3. Kondisi emosional bystander. Kondisi
suasana hati yang baik akan meningkatkan peluang terjadinya tingkah laku
menolong orang lain, sedangkan kondisi suasana hati yang tidak baik akan
menghambat pertolongan. Namun, Jika tingkah laku prososial dapat merusak
suasana baik hati seseorang, suasana hati yang baik menyebabkan berkurangnya
perilaku menolong. Sebaliknya juga bila perilaku prososial dapat memberikan
pengaruh positif pada emosi yang negatif, maka suasana hati yang buruk
dapat menyebabkan meningkatnya perilaku menolong. Rasa kesedihan dan kehilangan
juga dapat meningkatkan perilaku prososial karena dapat menjadi kompensasi atas
rasa kehilangannya.
Ada 3 motif utama ketika seseorang dihadapkan pada
sebuah pilihan moral:
- Self
interest—motivasi
untuk terlibat dalam tingkah laku apa pun yang menyediakan kepuasan terbesar.
Kadang-kadang disebut juga dengan egoism—pertimbangan eksklusif
terhadap kebutuhan serta kesejahteraan pribadi dan bukan terhadap
kebutuhan dan kesejahteraan orang lain. Contoh: Susi memberikan sumbangan
ke sebuah panti asuhan dengan catatan namanya harus tercantum.
- Integritas
moral (moral integrity)—motivasi untu bermoral dan benar-benar terlibat
dalam tingkah laku moral.
- Hipokrasi
moral (moral hypocrisy)—motivasi untuk terlihat bermoral selagi melakukan
apa yang terbaik untuk menghindari kerugian yang dilibatkan dalam tindakan
bermoral yang sebenarnya
Ada 4 teori utama yang mencoba menjelaskan penyebab
tingkah laku menolong:
1. Hipotesis empati-altruisme (emphaty-altruism
hypothesis): sebuah
dugaan bahwa tingkah laku prososial hanya dimotivasi oleh keinginan untuk
menolong seseorang yang membutuhkan pertolongan.
2. Hipotesis mengurangi afek negatif (negative-state
relief hypothesis): penjelasan yang menyatakan bahwa perilaku prososial dimotivasi oleh
keinginan bystander untuk mengurangi emosional negatifnya sendiri.
Orang-orang kadang menolong karena mereka berada pada suasana hati yang jelek
dan ingin membuat diri sendiri meresa lebih baik.
3. Hipotesis kesenangan empatik (emphatic
joy hypothesis): penjelasan
yang menyatakan bahwa perilaku prososial dimotivasi oleh emosi positif yang
diantisipasi penolong untuk dimiliki sebagai hasil dari memiliki pengaruh
menguntungkan pada hidup seseorang yang membutuhkan.
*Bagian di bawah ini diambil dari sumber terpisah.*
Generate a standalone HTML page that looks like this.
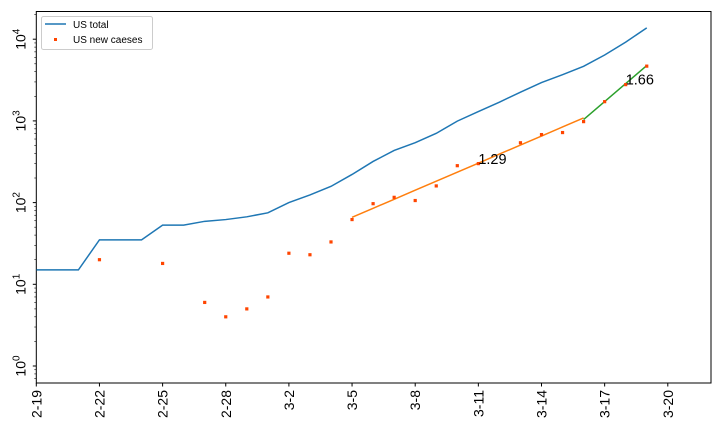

Penolong berespons pada
kebutuhan korban karena dia ingin merasa enak karena berhasil mencapai sesuatu.
4. Hipotesis determinisme genetis (genetic
determinism hypothesis): penjelasan yang menyatakan bahwa tingkah laku didorong
oleh atribut genetis yang berevolusi karena atribut tersebut meningkatkan
kemungkinan untuk mewariskan gen seeorang pada generasi berikkutnya.